Representations have been made since the passing of the Act that manufacturers of ships' biscuits in Liverpool have been affected adversely by the limitation of the drawback provisions, and it is affirmed that, in particular, the trade with West Africa has been adversely affected. That, of course, is a pure question of fact. We must ascertain what the exports of this cabin bread amount to, the countries to which those exports are consigned, and find out whether, in point of fact, that trade has been reduced or has increased, and, if it has been reduced, whether it is due to foreign competition or not. It will be appreciated at once that to alter the definition of flour in respect of which a drawback of a quota payment could be obtained might open a floodgate of exemptions to all produce of manufactured flour, and I was not surprised to find in the proposal brought forward by the hon. Member with such charm this afternoon, that the definition of what is to be cabin bread was to be left to my right hon. Friend the Minister of Agriculture. I am not sure, when the promoters of the Measure themselves find a little difficulty 1211 about selecting a definition, that it does not mean it is extremely difficult. First, one has to distinguish cabin bread from ordinary bread, and if you call cabin bread a type of biscuit, you have to distinguish the cabin bread from an ordinary biscuit as well, and there is very considerable administrative difficulty about finding a definition which would admit the point of view for which the hon. Member asks, and not admit a great deal else besides.

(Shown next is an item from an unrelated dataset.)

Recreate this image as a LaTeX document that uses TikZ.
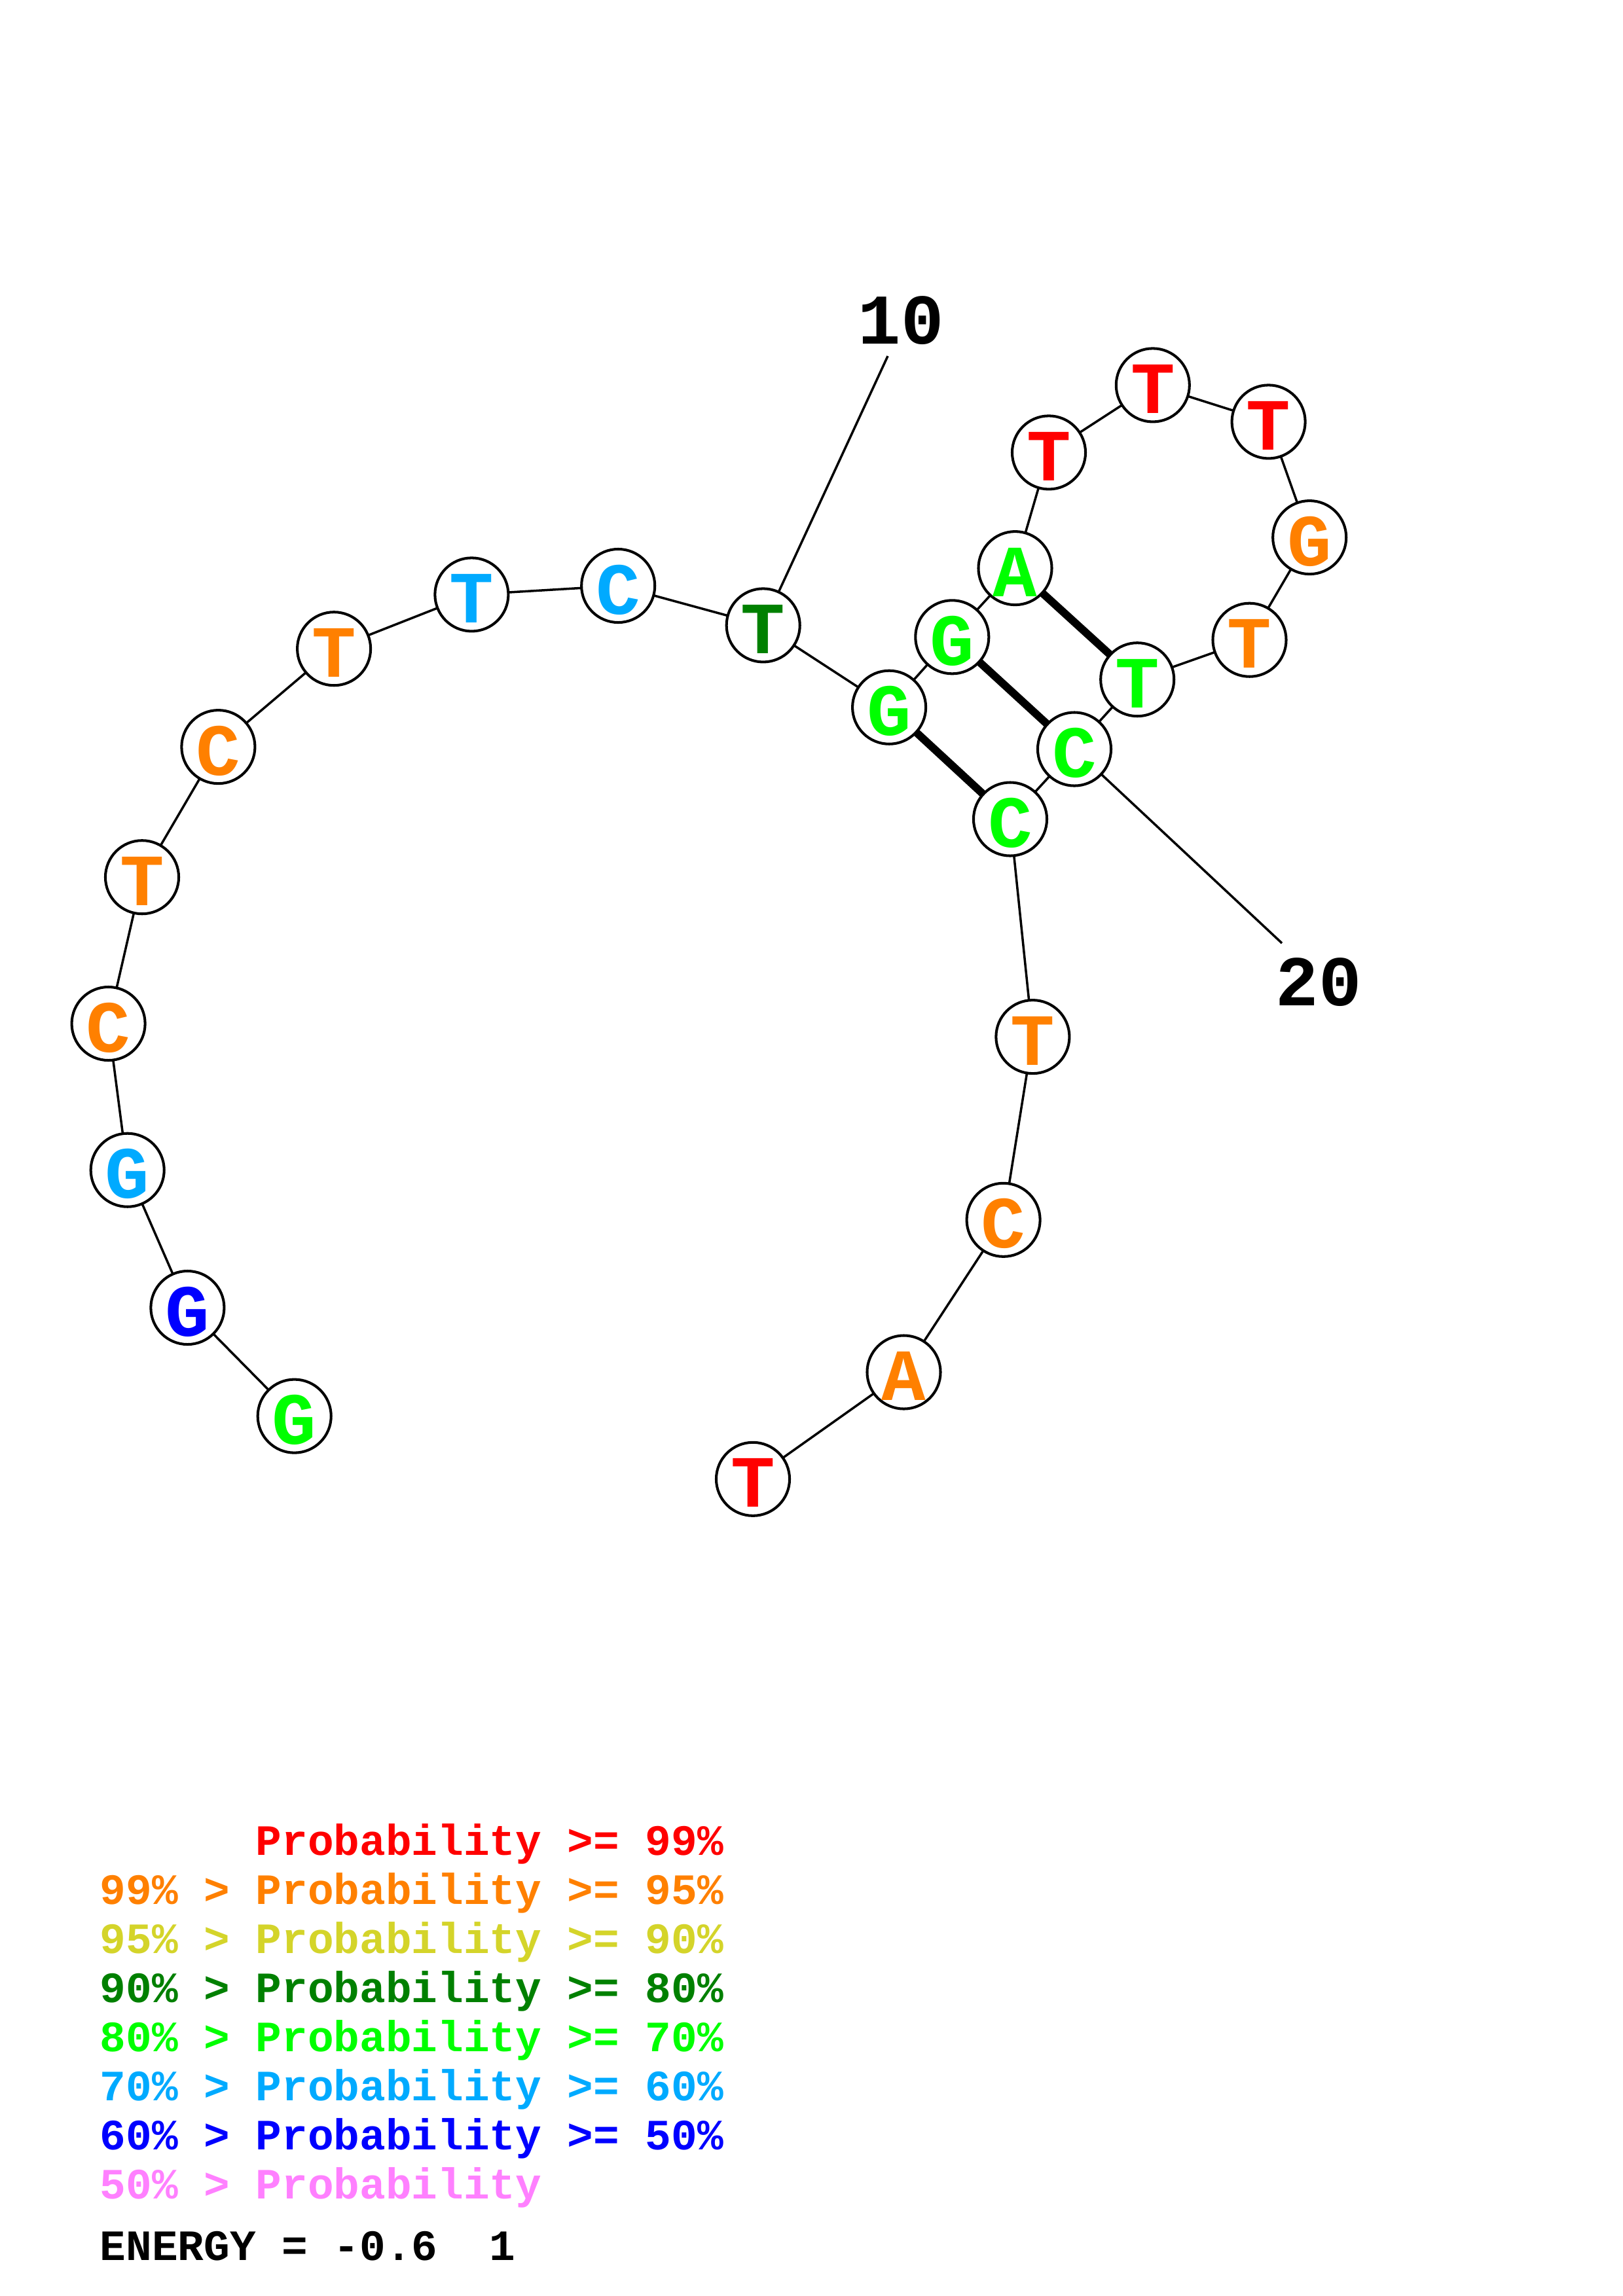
\documentclass[tikz,border=0pt]{standalone}
\usepackage{fontspec}
\setmainfont{Liberation Mono}
\definecolor{pred}{RGB}{255,0,0}
\definecolor{porange}{RGB}{255,128,0}
\definecolor{pyellow}{RGB}{212,212,42}
\definecolor{pdgreen}{RGB}{0,128,0}
\definecolor{pgreen}{RGB}{0,255,0}
\definecolor{plblue}{RGB}{0,170,255}
\definecolor{pblue}{RGB}{0,0,255}
\definecolor{ppink}{RGB}{255,128,255}
\newcommand{\nt}[5]{%
  \node[basecirc] (#1) at (#2,#3) {};
  \node[baselet,text=#4] at ([yshift=-6*0.01cm]#1.center) {#5};}
\begin{document}
\begin{tikzpicture}[x=0.01cm,y=-0.01cm,
  basecirc/.style={circle,draw=black,fill=white,line width=1.15pt,minimum size=1.12cm,inner sep=0pt},
  baselet/.style={font=\bfseries\fontsize{32}{32}\selectfont,inner sep=0pt},
  backbone/.style={line width=1pt,black},
  pairline/.style={line width=3.4pt,black},
  numlab/.style={font=\bfseries\fontsize{31}{31}\selectfont,inner sep=0pt},
  legend/.style={font=\bfseries\fontsize{18.8}{18.8}\selectfont,inner sep=0pt,anchor=base west}]
\useasboundingbox (0,0) rectangle (2479,3508);
\fill[white] (0,0) rectangle (2479,3508);
% coordinates
\coordinate (p1) at (449.7,2163.6);
\coordinate (p2) at (286.4,1998.0);
\coordinate (p3) at (194.7,1787.7);
\coordinate (p4) at (165.6,1564.0);
\coordinate (p5) at (217.0,1340.2);
\coordinate (p6) at (333.4,1141.1);
\coordinate (p7) at (510.1,991.2);
\coordinate (p8) at (720.4,908.4);
\coordinate (p9) at (944.2,895.0);
\coordinate (p10) at (1165.7,955.4);
\coordinate (p11) at (1358.1,1080.7);
\coordinate (p12) at (1454.3,973.3);
\coordinate (p13) at (1550.5,868.1);
\coordinate (p14) at (1602.0,691.4);
\coordinate (p15) at (1760.8,588.4);
\coordinate (p16) at (1937.6,644.4);
\coordinate (p17) at (2000.2,821.1);
\coordinate (p18) at (1908.5,977.7);
\coordinate (p19) at (1737.2,1038.2);
\coordinate (p20) at (1641.0,1144.5);
\coordinate (p21) at (1543.0,1251.5);
\coordinate (p22) at (1577.4,1584.1);
\coordinate (p23) at (1532.6,1863.8);
\coordinate (p24) at (1380.5,2096.5);
\coordinate (p25) at (1150.0,2259.8);
\coordinate (l10) at (1356,544);
\coordinate (l20) at (1958,1441);
% lines
\draw[backbone] (p1)--(p2)--(p3)--(p4)--(p5)--(p6)--(p7)--(p8)--(p9)--(p10)--(p11)--(p12)--(p13)--(p14)--(p15)--(p16)--(p17)--(p18)--(p19)--(p20)--(p21)--(p22)--(p23)--(p24)--(p25);
\draw[backbone] (p10)--(l10);
\draw[backbone] (p20)--(l20);
\draw[pairline] (p11)--(p21);
\draw[pairline] (p12)--(p20);
\draw[pairline] (p13)--(p19);
% nodes
\nt{n1}{449.7}{2163.6}{pgreen}{G}
\nt{n2}{286.4}{1998.0}{pblue}{G}
\nt{n3}{194.7}{1787.7}{plblue}{G}
\nt{n4}{165.6}{1564.0}{porange}{C}
\nt{n5}{217.0}{1340.2}{porange}{T}
\nt{n6}{333.4}{1141.1}{porange}{C}
\nt{n7}{510.1}{991.2}{porange}{T}
\nt{n8}{720.4}{908.4}{plblue}{T}
\nt{n9}{944.2}{895.0}{plblue}{C}
\nt{n10}{1165.7}{955.4}{pdgreen}{T}
\nt{n11}{1358.1}{1080.7}{pgreen}{G}
\nt{n12}{1454.3}{973.3}{pgreen}{G}
\nt{n13}{1550.5}{868.1}{pgreen}{A}
\nt{n14}{1602.0}{691.4}{pred}{T}
\nt{n15}{1760.8}{588.4}{pred}{T}
\nt{n16}{1937.6}{644.4}{pred}{T}
\nt{n17}{2000.2}{821.1}{porange}{G}
\nt{n18}{1908.5}{977.7}{porange}{T}
\nt{n19}{1737.2}{1038.2}{pgreen}{T}
\nt{n20}{1641.0}{1144.5}{pgreen}{C}
\nt{n21}{1543.0}{1251.5}{pgreen}{C}
\nt{n22}{1577.4}{1584.1}{porange}{T}
\nt{n23}{1532.6}{1863.8}{porange}{C}
\nt{n24}{1380.5}{2096.5}{porange}{A}
\nt{n25}{1150.0}{2259.8}{pred}{T}
% number labels
\node[numlab] (t10) at (1376,490) {10};
\node[numlab] (t20) at (2014,1501) {20};
% legend
\node[legend,text=pred] (g1) at (390,2834) {Probability >= 99\%};
\node[legend,text=porange] (g2) at (152,2909) {99\% > Probability >= 95\%};
\node[legend,text=pyellow] (g3) at (152,2984) {95\% > Probability >= 90\%};
\node[legend,text=pdgreen] (g4) at (152,3059) {90\% > Probability >= 80\%};
\node[legend,text=pgreen] (g5) at (152,3134) {80\% > Probability >= 70\%};
\node[legend,text=plblue] (g6) at (152,3209) {70\% > Probability >= 60\%};
\node[legend,text=pblue] (g7) at (152,3284) {60\% > Probability >= 50\%};
\node[legend,text=ppink] (g8) at (152,3359) {50\% > Probability};
\node[legend,text=black] (en) at (152,3453) {ENERGY = -0.6\ \ 1};
\end{tikzpicture}
\end{document}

The West African natives, who sometimes have strange likings, have developed a liking for this cabin bread, and that, of course, is the reason for the Bill being brought in, but the information at the disposal of the Ministry of Agriculture rather tends to show that the import of foreign Chips' biscuits into the colonies has not increased at the expense of the British exporter. That is a matter of fact to which the promoters of the Measure will no doubt direct attention. The attitude of the Government must be that the case for special treatment of this particular trade has not been made out, 1212 but that the Government have no wish to oppose the Second Reading, though no undertaking can be given that facilities can be provided. With regard to the points mentioned by the hon. and gallant Member for Louth (Lieut.-Colonel Heneage), the total sum in dispute is approximately £1,000, so that the making up of the quota payments from other sources need not unduly disturb him.
§ Question put, and agreed to.
§ Bill read a Second time, and committed to a Standing Committee.
§ The remaining Orders were read, and postponed.
§ Whereupon Mr. SPEAKER adjourned the House, without Question put, pursuant to Standing Order No. 3.
§ Adjourned at Twenty-two Minutes after Two o'Clock, until Monday next, 5th December.